Yuan’s Workshop! (Whining included!)
In our last post, we talked a little about W&W’s origins. Today, I’ll post a little bit on how the graphics were created for Wind and Water: Puzzle Battles!
As we all know, the resolution of the GP2X is 320*240 pixels, and though it may sound like a very limited resolution by today’s standards, it houses no less than 76800 dots of pure workload. The reason is that sprite graphics have dots hand placed carefully to make everything look pretty and well animated.

For the graphics, as always, everything goes by the “rule of eights” with me. I already knew that the “Elements” in the game would be 16×16, so all I needed was to make them colorful and to include the appropriate Chinese character inside. Chinese characters are pretty complicated compared to letters in say, English, and sometimes squeezing the whole ideogram in a limited space can be quite a challenge!

At first, they were going to be more “classic” in style. The characters were more calligraphic and the blocks much flatter. Later, I imagined them as cubes, so I had to play with the lighting to give them volume. I wanted the blocks to fade according to the element they represented, so I drew the bursting animations.
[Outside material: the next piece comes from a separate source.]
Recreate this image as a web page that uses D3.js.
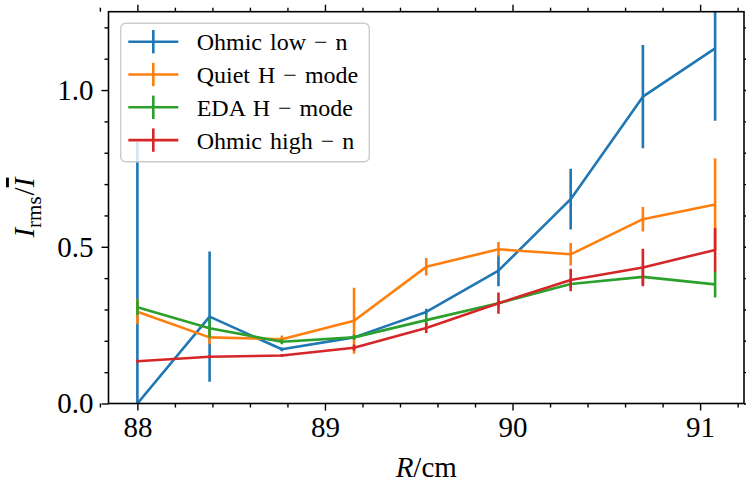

After drawing “sprite sketches” of the first characters (which are Hao and me!), and some needed props, I had the first (mockup) screen of the game! Now all you need is to imagine it finished and animated in top quality! (Okay, I admit it requires a lot of imagination.)


But after drawing some more elements and improving the quality of others, things looked much more promising (in mockup mode, of course…)! The character size I decided upon was 48×48. They looked much better after I worked more on them. Now, they only had to move to be ready!! (SIGH…What a pain…why do sprites have to move? Just drawing them is complicated enough!)

I also started to work on the dreaded “press” graphics. If you notice, the beta “screenshots” of the game have a silver colored press, while the final one turned out raven. Here are some of the concepts I explored. The black “dents” in found in one of them are actually the ancient Chinese “Bagua” trigrams, also linked to the Ancient Elements.

As a bonus, here are the dummy blocks Hao drew to make the test engine! It is funny that the cursor you see there was kept for the GP2X Software Contest, the Teaser Demo, the Final Demo, and was replaced by a new one merely days before the official worldwide release of Wind and Water! We considered keeping it as a memento, but it was very different from the overall quality of the final game, so we had to retire it as a veteran warrior!

In future workshops I’ll detail more on sprite rendering and animation. Stay tuned!




April 15th, 2008 at 1:00 am
Nice insight in your design process, looking forward to the next!